Need to vent, badly.

I still wouldn't rule out BP disorder. Everything you've described thus far fits him to the T with being BP. But getting to the bottom of that would be near impossible if he does not think he has a problem.
 
I had an issue similar to this, but no where near as extreme. I found it beneficial to talk to my school consouler so I could vent and get a professionals opinion.

Personally, I think that was one of the best decisions I've ever made. Even if you don't think it's affecting you too badly now (like not becoming a drunkard) it could have some repercussions in the future.
 
Talk to consoulers. It might cause social sevices to get involved which might be too extreme...
And next time he tells you to come beat him up, say, "I don't need to, but if you keep it up, the cops sure will."
 
as I see it, you have three options...

you either ignore your dad, perhaps seek counselling for yourself and build a life for yourself, in know knowledge that one day you'll leave it all behind you...

or, you try to talk it out with your dad and let him know how shit he makes you feel, ask him why he's such a bastard.

or, you take the same track as him.
next time he calls you a pussy say "why don't you walk up to me and say that?"
 
Home life has gotten rough lately, very rough. As most of you know, I've been interested in firefighting and storm chasing for quite sometime and it's stuff I rely on to get away. Not to mention computers, all are hobbies I enjoy greatly.

My dad attacks the things I do and makes fun of me because of it

"why don't you come beat me up? you don't have any balls you f*****g c**t!"

you'd think that was a quote from a douchebag at school, but that came out of my "fathers" mouth 10 minutes ago.

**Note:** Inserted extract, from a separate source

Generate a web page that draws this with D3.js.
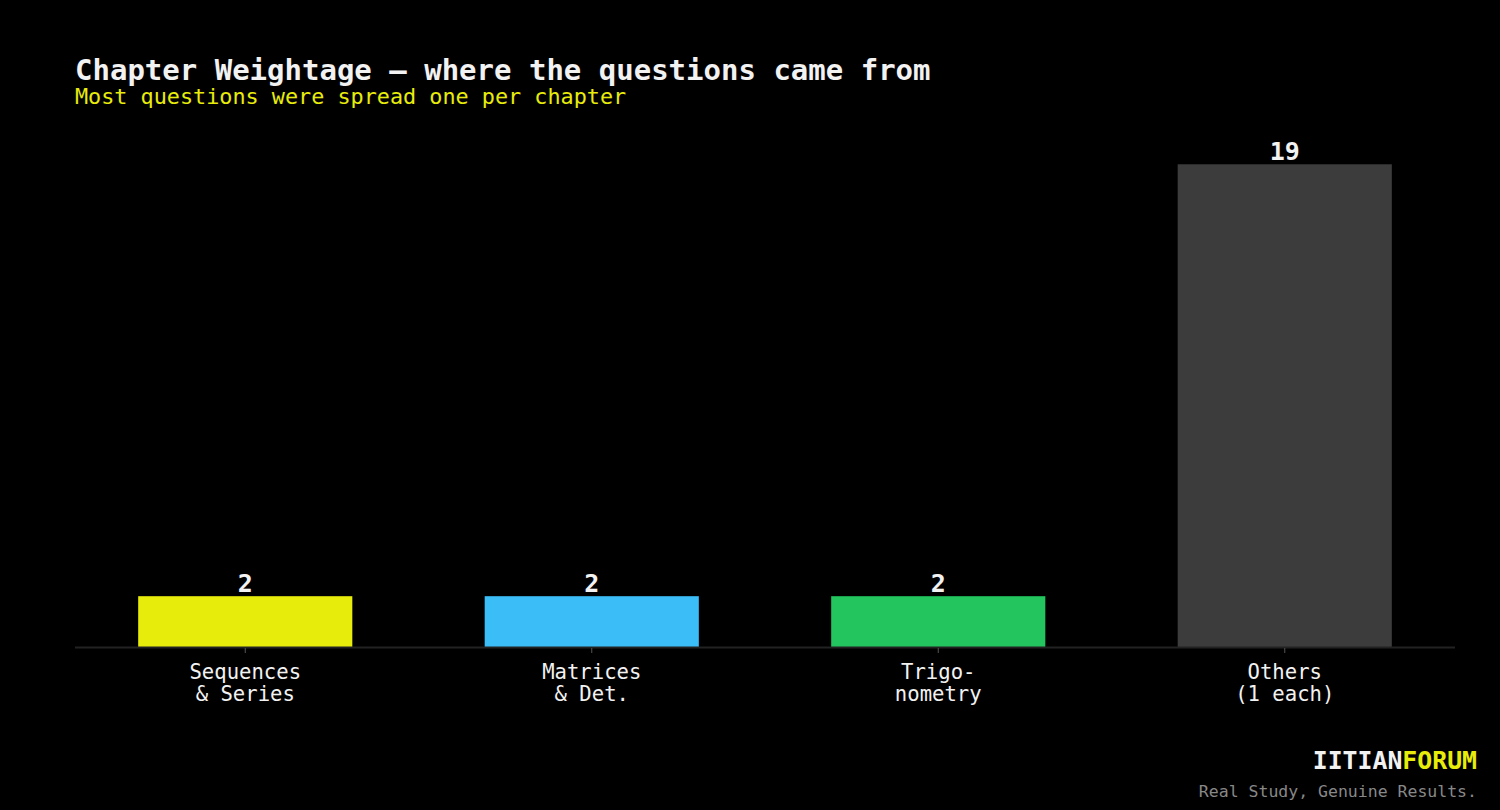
<!DOCTYPE html>
<html>
<head>
<meta charset="utf-8">
<script src="https://cdn.jsdelivr.net/npm/d3@7"></script>
<style>
  html, body { margin: 0; padding: 0; background: #000; }
  svg { display: block; font-family: "DejaVu Sans Mono", monospace; }
</style>
</head>
<body>
<svg id="chart"></svg>
<script>
var chapters = ["Sequences\n& Series", "Matrices\n& Det.", "Trigo-\nnometry", "Others\n(1 each)"];
var counts = [2, 2, 2, 19];
var barColors = ["#e8ec0b", "#3bbdf8", "#22c55e", "#3c3c3c"];

var width = 1500
  , height = 810
  , margin = {top: 116, right: 45, bottom: 163, left: 75};

var svg = d3.select("#chart")
    .attr("width", width)
    .attr("height", height);

svg.append("rect")
    .attr("width", width)
    .attr("height", height)
    .attr("fill", "#000");

var x = d3.scaleBand()
    .domain(chapters)
    .range([72, 1458])
    .paddingInner(0.382)
    .paddingOuter(0.191);

var y = d3.scaleLinear()
    .domain([0, 20.9])
    .range([height - margin.bottom, margin.top]);

// title block
svg.append("text")
    .attr("x", 75)
    .attr("y", 80)
    .attr("fill", "#f2f2f2")
    .style("font-size", "29px")
    .style("font-weight", "bold")
    .text("Chapter Weightage \u2014 where the questions came from");

svg.append("text")
    .attr("x", 75)
    .attr("y", 104)
    .attr("fill", "#e8ec0b")
    .style("font-size", "21.8px")
    .text("Most questions were spread one per chapter");

// bars
svg.selectAll("rect.bar")
    .data(counts)
    .enter().append("rect")
    .attr("class", "bar")
    .attr("x", function(d, i) { return x(chapters[i]); })
    .attr("y", function(d) { return y(d); })
    .attr("width", x.bandwidth())
    .attr("height", function(d) { return y(0) - y(d); })
    .attr("fill", function(d, i) { return barColors[i]; });

svg.selectAll("text.value")
    .data(counts)
    .enter().append("text")
    .attr("class", "value")
    .attr("x", function(d, i) { return x(chapters[i]) + x.bandwidth() / 2; })
    .attr("y", function(d) { return y(d) - 4; })
    .attr("text-anchor", "middle")
    .attr("fill", "#f2f2f2")
    .style("font-size", "25px")
    .style("font-weight", "bold")
    .text(function(d) { return d; });

// x axis
var axis = svg.append("g")
    .attr("transform", "translate(0," + y(0) + ")")
    .call(d3.axisBottom(x).tickSize(6).tickFormat(""))
    .attr("font-family", "DejaVu Sans Mono, monospace");

axis.select(".domain")
    .attr("d", "M75,0.5H1455")
    .attr("stroke", "#222")
    .attr("stroke-width", 2);
axis.selectAll(".tick line")
    .attr("stroke", "#555")
    .attr("y1", 1);

axis.selectAll(".tick")
    .append("text")
    .attr("fill", "#f2f2f2")
    .attr("text-anchor", "middle")
    .style("font-size", "20.6px")
    .each(function(d) {
      var t = d3.select(this);
      d.split("\n").forEach(function(line, i) {
        t.append("tspan")
          .attr("x", 0)
          .attr("y", 32 + i * 22)
          .text(line);
      });
    });

// brand
var brand = svg.append("text")
    .attr("x", 1477)
    .attr("y", 769)
    .attr("text-anchor", "end")
    .style("font-size", "24.8px")
    .style("font-weight", "bold");
brand.append("tspan").attr("fill", "#f2f2f2").text("IITIAN");
brand.append("tspan").attr("fill", "#e8ec0b").text("FORUM");

svg.append("text")
    .attr("x", 1477)
    .attr("y", 797)
    .attr("text-anchor", "end")
    .attr("fill", "#888")
    .style("font-size", "16.5px")
    .text("Real Study, Genuine Results.");
</script>
</body>
</html>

Arguments like these first occurred with my 28 year old brother and scarred him greatly because of it, he fell into drinking heavily and is now recovering which I'm very proud of him for it.

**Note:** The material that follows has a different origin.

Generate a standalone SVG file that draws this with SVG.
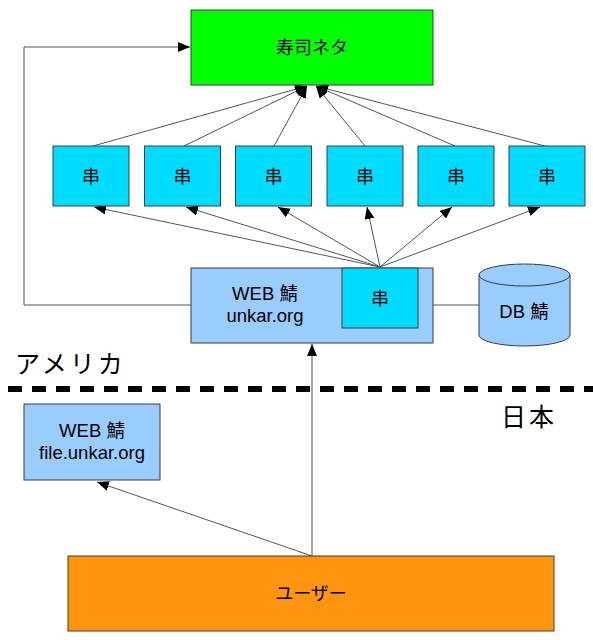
<svg xmlns="http://www.w3.org/2000/svg" width="593" height="640" viewBox="0 0 593 640">
<style>
.box{stroke:#3c3c3c;stroke-width:1}
.green{fill:#00ff00}
.cyan{fill:#00dcff}
.blue{fill:#99ccff}
.orange{fill:#ff950e}
.cjk{font-family:"Noto Sans CJK JP",sans-serif;font-size:18px;fill:#000;text-anchor:middle}
.lat{font-family:"Liberation Sans","Noto Sans CJK JP",sans-serif;font-size:18.5px;fill:#000;text-anchor:middle}
.big{font-family:"Noto Sans CJK JP",sans-serif;font-size:25px;fill:#000;letter-spacing:3px}
.conn{fill:none;stroke:#555;stroke-width:1}
</style>
<defs>
<marker id="arr" markerUnits="userSpaceOnUse" markerWidth="13" markerHeight="11" refX="12" refY="5" orient="auto">
<path d="M0,0 L12,5 L0,10 z" fill="#000"/>
</marker>
</defs>

<g id="connectors">
<path class="conn" d="M191,305 H24 V47 H190" marker-end="url(#arr)"/>
<line class="conn" x1="93" y1="146" x2="307" y2="86" marker-end="url(#arr)"/>
<line class="conn" x1="184" y1="146" x2="307" y2="86" marker-end="url(#arr)"/>
<line class="conn" x1="274" y1="146" x2="307" y2="86" marker-end="url(#arr)"/>
<line class="conn" x1="365" y1="146" x2="316" y2="86" marker-end="url(#arr)"/>
<line class="conn" x1="455" y1="146" x2="316" y2="86" marker-end="url(#arr)"/>
<line class="conn" x1="545" y1="146" x2="316" y2="86" marker-end="url(#arr)"/>
<line class="conn" x1="380" y1="267" x2="94" y2="207" marker-end="url(#arr)"/>
<line class="conn" x1="380" y1="267" x2="186" y2="207" marker-end="url(#arr)"/>
<line class="conn" x1="380" y1="267" x2="278" y2="207" marker-end="url(#arr)"/>
<line class="conn" x1="380" y1="267" x2="367" y2="207" marker-end="url(#arr)"/>
<line class="conn" x1="380" y1="267" x2="452" y2="207" marker-end="url(#arr)"/>
<line class="conn" x1="380" y1="267" x2="540" y2="207" marker-end="url(#arr)"/>
<line class="conn" x1="433" y1="305" x2="479" y2="305"/>
<line class="conn" x1="312" y1="556" x2="312" y2="344" marker-end="url(#arr)"/>
<line class="conn" x1="312" y1="556" x2="97" y2="482" marker-end="url(#arr)"/>
</g>

<g id="sushi-neta">
<rect class="box green" x="191" y="10" width="242" height="75"/>
<text class="cjk" x="312" y="53.5">寿司ネタ</text>
</g>

<g id="kushi-1"><rect class="box cyan" x="53" y="146" width="76" height="60"/><text class="cjk" x="91" y="182.5">串</text></g>
<g id="kushi-2"><rect class="box cyan" x="144.5" y="146" width="76" height="60"/><text class="cjk" x="182.5" y="182.5">串</text></g>
<g id="kushi-3"><rect class="box cyan" x="235.5" y="146" width="76" height="60"/><text class="cjk" x="273.5" y="182.5">串</text></g>
<g id="kushi-4"><rect class="box cyan" x="327" y="146" width="76" height="60"/><text class="cjk" x="365" y="182.5">串</text></g>
<g id="kushi-5"><rect class="box cyan" x="418" y="146" width="76" height="60"/><text class="cjk" x="456" y="182.5">串</text></g>
<g id="kushi-6"><rect class="box cyan" x="509" y="146" width="76" height="60"/><text class="cjk" x="547" y="182.5">串</text></g>

<g id="web-unkar">
<rect class="box blue" x="191" y="268" width="242" height="75"/>
<text class="lat" x="265" y="300">WEB 鯖</text>
<text class="lat" x="265" y="322">unkar.org</text>
<rect class="box cyan" x="342" y="268" width="76" height="60"/>
<text class="cjk" x="380" y="305">串</text>
</g>

<g id="db">
<path class="box blue" d="M479,275 V335 A45.5,11 0 0 0 570,335 V275 A45.5,11 0 0 0 479,275 Z"/>
<path class="box" fill="none" d="M479,275 A45.5,11 0 0 0 570,275"/>
<text class="lat" x="524" y="318">DB 鯖</text>
</g>

<g id="america">
<text class="big" x="15" y="373">アメリカ</text>
</g>
<line x1="8" y1="389" x2="593" y2="389" stroke="#000" stroke-width="6" stroke-dasharray="14 10"/>
<g id="japan">
<text class="big" x="501" y="426">日本</text>
</g>

<g id="web-file">
<rect class="box blue" x="24" y="404" width="136" height="76"/>
<text class="lat" x="92" y="437">WEB 鯖</text>
<text class="lat" x="92" y="459">file.unkar.org</text>
</g>

<g id="user">
<rect class="box orange" x="68" y="556" width="486" height="75"/>
<text class="cjk" x="311" y="600">ユーザー</text>
</g>
</svg>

I'm certainly not going to fall into problems like that, but I really need help here guys. This sounds cheezy but I don't give a shit, this is really bothering me and I just want to hear from guys I associate with. I've never been spoken to like this before, let alone from my own damn father. The relationship is too damaged to fix, I'm not willing to fix it, it's that simple. At this point I just feel like he's a guy I live with and that's it..

If it's any consolation me and my dad don't have a relationship anymore. I love him and wish him well but his views, standards and the way he used to talk to us was appalling. He treats my friends better than his own blood! I feel sorry for my mum because she's the only one there that has to put up with it. But they're getting old now and even though she knows how we all feel she knows where there for her.

The best thing is not to rise to it. I could've years ago but it would've been a lot worse. Some of the things he would say and do just weren't right coming from whats supposed to be my dad. I'm 33 now, live with my girlfriend and kids and don't have to be under 'his' roof any more. Just carry on with your life and enjoy the family and friends that you do get on with. Try and move out of you can. It'll be the best thing thats happened.
 
Does he treat your mother this way as well?

Like a doormat?

Yes.

He's a chauvinist!

'The woman has her place' and all that b**locks! When we were kids he ate first and we had what he didn't want and his scraps! When he was away it was great. Mum, my sister and my brothers had fun. Dad came back and we had to tread on egg shells for fear of getting a beating for something trivial. I wouldn't wish my younger life on anyone else!
 
Like a doormat?

Yes.

He's a chauvinist!

'The woman has her place' and all that b**locks! When we were kids he ate first and we had what he didn't want and his scraps! When he was away it was great. Mum, my sister and my brothers had fun. Dad came back and we had to tread on egg shells for fear of getting a beating for something trivial. I wouldn't wish my younger life on anyone else!
OMG, that's terrible.

Bullzi, are you the only child still living at home? Pack your bags and get an apartment if you can afford it. He will probably realize pretty quick he wants you back in his life.
 
Seriously Bullzi, take the advice already on here and see what you can do about alternative living.
Well, if he is gonna help pay for your college, don't move out. If he isn't, move out so you can claim yourself as a dependant and get more help from gov. and schools in paying for schools. Otherwise, they base it on parents income and then you are screwed. If you make any money, it's hard to get money for college cause they assume your parents can pay 40k a year.